In response to the tragic Essex incident, foreign ministry spokesperson Le Thi Thu Hang affirmed that Vietnam “strongly condemns human trafficking and considers it a serious crime”.
“Vietnam calls upon countries in the region and around the world to step up cooperation in combating human trafficking in order to prevent the recurrence of such tragedy,” she added.
25-year-old lorry driver Maurice Robinson pleaded guilty in court last week for conspiring to assist unlawful immigration. He also faces 39 counts of manslaughter.
To wipe out human trafficking though would also require curbing this problem at its source.
The US Trafficking in Persons Report 2019 recently implicated town-level Vietnamese officials for their roles in abetting this global smuggling ring.
“Complicit Vietnamese officials, primarily at commune and village levels, facilitate trafficking or exploit victims by accepting bribes from traffickers, overlooking trafficking indicators, and extorting money in exchange for reuniting victims with their families.”
Moreover, there has been evidence of police in Vietnam colluding with organised criminals and traffickers.

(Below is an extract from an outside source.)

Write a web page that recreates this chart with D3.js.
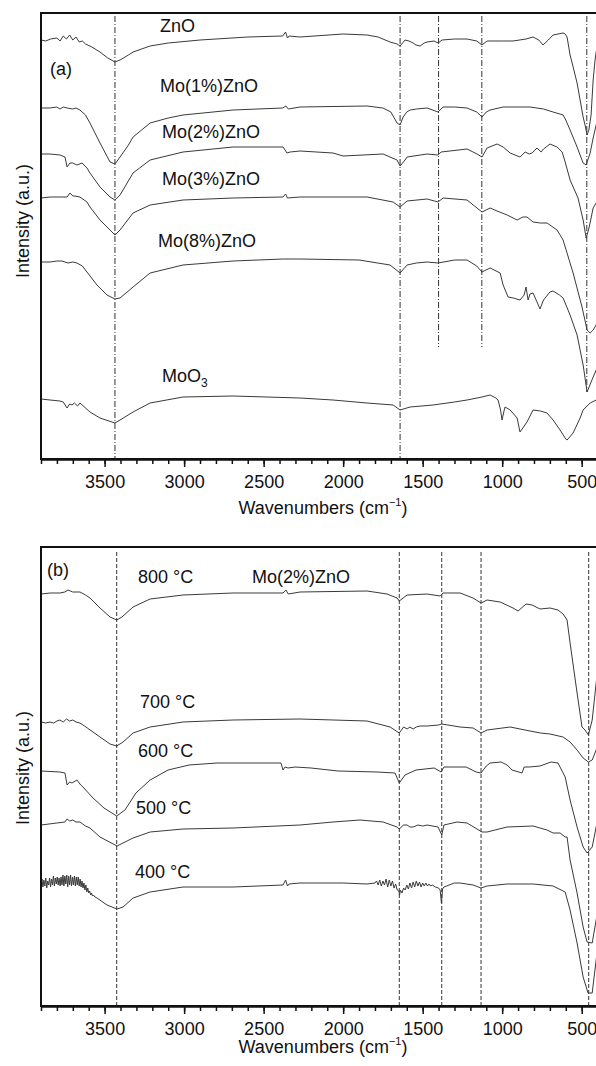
<!DOCTYPE html>
<html><head><meta charset="utf-8">
<script src="https://cdn.jsdelivr.net/npm/d3@7"></script>
<style>body{margin:0;background:#fff}svg{display:block}text{font-family:"Liberation Sans",Arial,sans-serif;fill:#111}</style>
</head><body><svg id="c" width="596" height="1066"></svg>
<script>
// ---------- DATA (wavenumber cm-1, intensity a.u.) ----------
const xDomain = [3900, 400];
const majorTicks = [3500, 3000, 2500, 2000, 1500, 1000, 500];
const xTitle = "Wavenumbers (cm";
const yTitle = "Intensity (a.u.)";

// panel (a)
const aNames = ["ZnO", "Mo(1%)ZnO", "Mo(2%)ZnO", "Mo(3%)ZnO", "Mo(8%)ZnO", "MoO3"];
const aZnO = [[3900,419],[3870,418],[3840,420],[3800,421],[3780,418],[3760,423],[3740,420],[3720,424],[3700,419],[3680,422],[3660,417],[3640,418],[3620,415],[3580,412],[3529,407],[3480,401],[3435,397],[3403,399],[3350,404],[3321,407],[3214,413],[3100,416],[2900,419],[2600,422],[2380,423],[2362,427],[2350,421],[2340,423],[2271,422],[2000,425],[1850,424],[1780,422],[1705,417],[1661,415],[1642,413],[1611,419],[1586,418],[1560,416],[1542,414],[1516,413],[1490,416],[1472,417],[1428,418],[1403,416],[1378,419],[1300,420],[1221,420],[1160,418],[1127,414],[1095,418],[1000,418],[932,418],[850,420],[806,422],[770,419],[743,414],[710,419],[680,424],[617,426],[604,425],[592,422],[573,404],[560,396],[529,376],[510,359],[491,342],[479,334],[466,324],[455,329],[441,344],[428,379],[416,399],[409,407],[400,414]];
const aMo1 = [[3900,351],[3843,351],[3800,352],[3781,350],[3760,352],[3736,351],[3700,350],[3680,351],[3655,349],[3620,344],[3592,336],[3529,316],[3466,297],[3435,295],[3403,302],[3350,314],[3321,322],[3214,336],[3100,341],[3007,344],[2692,349],[2380,351],[2360,353],[2345,350],[2271,352],[1850,353],[1750,351],[1700,347],[1661,336],[1642,334],[1623,342],[1600,347],[1579,349],[1540,350],[1472,351],[1403,347],[1372,352],[1300,352],[1221,351],[1160,347],[1127,342],[1100,347],[1076,349],[994,352],[825,352],[740,350],[680,347],[617,344],[600,339],[573,329],[529,312],[491,296],[472,294],[447,306],[428,321],[409,334],[400,341]];
const aMo2 = [[3900,305],[3843,305],[3781,304],[3749,302],[3736,292],[3718,296],[3700,296],[3674,294],[3642,296],[3611,291],[3592,286],[3529,272],[3466,262],[3435,259],[3403,264],[3321,286],[3214,299],[3007,307],[2692,312],[2378,312],[2353,306],[2334,307],[2271,308],[2064,306],[2001,303],[1749,305],[1661,299],[1642,293],[1611,299],[1598,302],[1472,305],[1403,304],[1384,307],[1221,310],[1158,305],[1127,302],[1095,311],[1032,315],[994,312],[950,306],[888,302],[856,307],[830,305],[812,306],[781,311],[755,307],[740,310],[699,315],[655,312],[623,307],[604,297],[573,279],[523,261],[491,239],[472,221],[454,231],[441,241],[428,251],[409,256],[400,259]];
const aMo3 = [[3900,261],[3843,262],[3781,262],[3736,262],[3718,266],[3700,263],[3686,263],[3655,262],[3611,257],[3592,252],[3529,239],[3466,229],[3435,224],[3403,229],[3321,246],[3214,254],[3007,259],[2692,261],[2378,262],[2362,265],[2350,261],[2271,262],[1850,262],[1686,257],[1642,252],[1598,258],[1472,260],[1403,257],[1372,261],[1221,259],[1127,247],[1076,251],[1032,248],[969,244],[906,239],[870,242],[844,242],[806,237],[760,236],[718,236],[655,229],[617,219],[554,186],[498,152],[466,129],[447,126],[428,129],[409,134],[400,139]];
const aMo8 = [[3900,197],[3843,197],[3800,198],[3768,198],[3730,196],[3700,197],[3674,196],[3640,193],[3611,187],[3548,174],[3485,164],[3435,160],[3403,161],[3321,172],[3214,186],[3007,194],[2692,198],[2378,200],[2271,200],[1900,199],[1705,194],[1642,186],[1598,194],[1540,196],[1472,197],[1403,196],[1300,199],[1221,199],[1160,193],[1127,187],[1076,191],[1013,186],[994,174],[963,162],[930,161],[888,159],[862,164],[850,172],[837,159],[825,165],[806,166],[781,157],[762,150],[740,159],[700,167],[680,168],[640,164],[617,161],[573,144],[529,124],[491,94],[466,67],[441,77],[409,89],[400,92]];
const aMoO3 = [[3900,60],[3843,59],[3781,58],[3760,57],[3736,51],[3720,55],[3705,54],[3690,56],[3670,53],[3655,56],[3592,47],[3529,41],[3435,36],[3403,39],[3321,47],[3214,56],[3007,62],[2692,63],[2271,61],[2064,59],[1850,56],[1686,54],[1642,49],[1579,52],[1435,54],[1300,57],[1221,59],[1127,62],[1076,64],[1040,61],[1026,59],[1010,49],[1001,39],[990,47],[982,52],[950,49],[906,41],[888,27],[870,31],[844,37],[806,49],[760,48],[718,46],[680,39],[636,29],[600,20],[592,19],[554,26],[510,41],[491,49],[447,56],[409,59],[400,60]];
const aPeaks = [3435, 1642, 1400, 1128, 468];
const aPeakEnds = [0, 0, 112, 112, 67];

// panel (b) Mo(2%)ZnO at calcination temperatures
const bNames = ["800 °C", "700 °C", "600 °C", "500 °C", "400 °C"];
const b800 = [[3900,412],[3843,413],[3781,413],[3750,414],[3730,416],[3700,414],[3655,414],[3620,411],[3592,408],[3529,398],[3466,389],[3424,386],[3391,389],[3321,399],[3214,407],[3007,411],[2692,413],[2378,413],[2360,416],[2345,412],[2271,414],[1850,415],[1724,412],[1661,408],[1647,405],[1598,411],[1472,412],[1390,410],[1372,413],[1265,413],[1183,408],[1133,403],[1095,406],[1013,404],[932,398],[900,395],[850,402],[812,401],[762,397],[699,398],[649,396],[617,392],[592,386],[573,363],[529,313],[498,279],[479,276],[458,271],[434,286],[409,323],[400,336]];
const b700 = [[3900,284],[3870,283],[3843,284],[3820,283],[3800,285],[3781,286],[3760,284],[3740,287],[3720,285],[3700,286],[3680,284],[3655,283],[3617,279],[3529,269],[3466,262],[3424,260],[3384,264],[3321,273],[3214,279],[3007,284],[2692,286],[2271,287],[1850,285],[1705,279],[1647,273],[1620,279],[1598,277],[1580,279],[1560,277],[1540,279],[1516,280],[1472,280],[1400,281],[1380,282],[1265,279],[1183,278],[1133,273],[1095,276],[950,279],[825,275],[760,273],[699,272],[617,269],[573,264],[529,256],[491,248],[458,244],[434,246],[409,256],[400,261]];
const b600 = [[3900,235],[3781,234],[3749,233],[3736,221],[3720,224],[3705,223],[3674,226],[3650,221],[3636,219],[3573,208],[3504,198],[3424,190],[3372,196],[3303,213],[3214,226],[3101,236],[2969,241],[2793,243],[2391,243],[2378,236],[2365,239],[2347,238],[2303,239],[2202,238],[2032,235],[1787,234],[1674,233],[1647,223],[1611,231],[1542,236],[1428,238],[1384,234],[1366,239],[1227,239],[1164,234],[1133,233],[1100,240],[1076,243],[1007,244],[969,241],[938,236],[875,233],[862,239],[831,239],[762,240],[693,244],[649,243],[604,229],[573,206],[529,179],[491,159],[466,153],[434,159],[409,179],[400,186]];
const b500 = [[3900,181],[3800,183],[3750,184],[3736,187],[3720,185],[3700,186],[3680,184],[3655,184],[3620,180],[3592,178],[3529,169],[3422,160],[3321,168],[3214,174],[3007,177],[2692,178],[2271,181],[2064,184],[1894,186],[1749,184],[1661,179],[1647,177],[1620,181],[1598,181],[1580,179],[1560,179],[1530,181],[1500,180],[1472,181],[1403,179],[1380,171],[1366,181],[1284,184],[1221,183],[1127,174],[1095,174],[969,179],[806,180],[718,176],[680,173],[636,173],[604,169],[592,169],[573,146],[529,113],[491,79],[466,64],[434,63],[409,86],[400,96]];
const b400 = [[3900,123],[3894,127],[3888,119],[3882,126],[3876,120],[3870,128],[3864,118],[3858,125],[3852,121],[3846,128],[3840,119],[3834,127],[3828,121],[3822,130],[3816,120],[3810,128],[3804,122],[3798,129],[3792,121],[3786,128],[3780,120],[3774,129],[3768,121],[3762,131],[3756,120],[3750,130],[3744,122],[3738,131],[3732,119],[3726,130],[3720,121],[3714,131],[3708,120],[3702,129],[3696,121],[3690,130],[3684,120],[3678,129],[3672,121],[3666,129],[3660,120],[3654,127],[3648,119],[3642,125],[3636,118],[3630,123],[3624,116],[3618,121],[3612,114],[3606,118],[3600,113],[3594,115],[3588,111],[3582,113],[3576,110],[3570,111],[3560,109],[3548,108],[3485,101],[3422,97],[3384,99],[3321,108],[3214,114],[3007,119],[2692,119],[2378,121],[2362,126],[2350,120],[2340,122],[2271,123],[2000,123],[1850,122],[1800,123],[1790,125],[1780,121],[1770,126],[1760,120],[1750,125],[1740,121],[1730,127],[1720,119],[1710,126],[1700,120],[1690,125],[1680,118],[1670,122],[1660,116],[1650,115],[1645,111],[1640,116],[1630,113],[1620,118],[1610,116],[1600,121],[1590,117],[1580,123],[1570,118],[1560,124],[1550,119],[1540,125],[1530,120],[1520,124],[1510,119],[1500,123],[1490,120],[1480,123],[1470,120],[1460,122],[1450,120],[1440,121],[1420,119],[1400,118],[1390,116],[1382,103],[1375,117],[1366,119],[1300,123],[1265,123],[1183,121],[1133,118],[1095,120],[969,122],[806,122],[680,120],[604,114],[573,96],[529,63],[491,29],[460,13],[434,13],[409,46],[400,61]];
const bPeaks = [3424, 1647, 1380, 1133, 456];

// ---------- DRAW ----------
const svg = d3.select("#c");
const x = d3.scaleLinear().domain(xDomain).range([41, 597.6]);

function panel(cfg) {
  const y = d3.scaleLinear().domain(cfg.yDomain).range(cfg.yRange);
  const g = svg.append("g");
  const line = d3.line().x(d => x(d[0])).y(d => y(d[1]));
  g.selectAll("line.peak").data(cfg.peaks).join("line")
    .attr("x1", d => x(d)).attr("x2", d => x(d))
    .attr("y1", y(cfg.peakTop))
    .attr("y2", (d, i) => y(cfg.peakEnds ? cfg.peakEnds[i] : 0))
    .attr("stroke", "#333").attr("stroke-width", 1)
    .attr("stroke-dasharray", cfg.dash);
  g.selectAll("path.s").data(cfg.series).join("path")
    .attr("fill", "none").attr("stroke", "#3a3a3a").attr("stroke-width", 1)
    .attr("stroke-linejoin", "round").attr("d", line);
  g.append("rect").attr("x", x(xDomain[0])).attr("y", cfg.yRange[1])
    .attr("width", x(xDomain[1]) - x(xDomain[0])).attr("height", cfg.yRange[0] - cfg.yRange[1])
    .attr("fill", "none").attr("stroke", "#111").attr("stroke-width", 2);
  const axY = cfg.yRange[0];
  const minor = g.append("g").attr("transform", `translate(0,${axY})`)
    .call(d3.axisBottom(x).tickValues(d3.range(400, 3901, 100)).tickSize(5).tickSizeOuter(0).tickFormat(""));
  const major = g.append("g").attr("transform", `translate(0,${axY})`)
    .call(d3.axisBottom(x).tickValues(majorTicks).tickSize(8).tickSizeOuter(0).tickPadding(8).tickFormat(d3.format("d")));
  [minor, major].forEach(a => {
    a.select(".domain").attr("stroke", "#111").attr("stroke-width", 2);
    a.selectAll(".tick line").attr("stroke", "#111").attr("stroke-width", 1.5);
  });
  major.selectAll(".tick text").attr("font-size", 18).attr("fill", "#111")
    .attr("font-family", '"Liberation Sans", Arial, sans-serif');
  const xt = g.append("text").attr("x", 323).attr("y", cfg.xTitleY).attr("text-anchor", "middle").attr("font-size", 18);
  xt.append("tspan").text(xTitle);
  xt.append("tspan").attr("font-size", 11).attr("dy", -8).text("\u22121");
  xt.append("tspan").attr("dy", 8).text(")");
  g.append("text").attr("transform", `translate(29,${cfg.yTitleY}) rotate(-90)`)
    .attr("text-anchor", "middle").attr("font-size", 18).text(yTitle);
  cfg.labels.forEach(l => {
    const t = g.append("text").attr("x", l[1]).attr("y", l[2]).attr("font-size", 18);
    if (l[0] === "MoO3") {
      t.append("tspan").text("MoO");
      t.append("tspan").attr("font-size", 12).attr("dy", 5).text("3");
    } else t.text(l[0]);
  });
}

panel({
  yDomain: [0, 446], yRange: [459, 13],
  series: [aZnO, aMo1, aMo2, aMo3, aMo8, aMoO3],
  peaks: aPeaks, peakEnds: aPeakEnds, peakTop: 443, dash: "6,2,1,2",
  xTitleY: 514, yTitleY: 221,
  labels: [[aNames[0], 160, 32], ["(a)", 50, 75], [aNames[1], 160, 92], [aNames[2], 162, 138],
           [aNames[3], 162, 185], [aNames[4], 158, 247], [aNames[5], 162, 382]]
});
panel({
  yDomain: [0, 459], yRange: [1006, 547],
  series: [b800, b700, b600, b500, b400],
  peaks: bPeaks, peakTop: 454, dash: "4,2",
  xTitleY: 1053, yTitleY: 768,
  labels: [["(b)", 47, 576], [bNames[0], 138, 583], ["Mo(2%)ZnO", 252, 583], [bNames[1], 140, 708],
           [bNames[2], 138, 757], [bNames[3], 136, 814], [bNames[4], 135, 878]]
});
</script></body></html>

As such, families of victims are reluctant to report traffickers to local authorities for fear of reprisal. Victims or migrants that return home also find it difficult to integrate back into their local community.
If it is serious about putting a stop to human trafficking, Vietnam will need to battle rampant corruption by law enforcers and public officials, as well as provide legal, educational, and financial support to victims who return.
Equally critical if not more, is the longer-term challenge of pursuing more inclusive growth for all.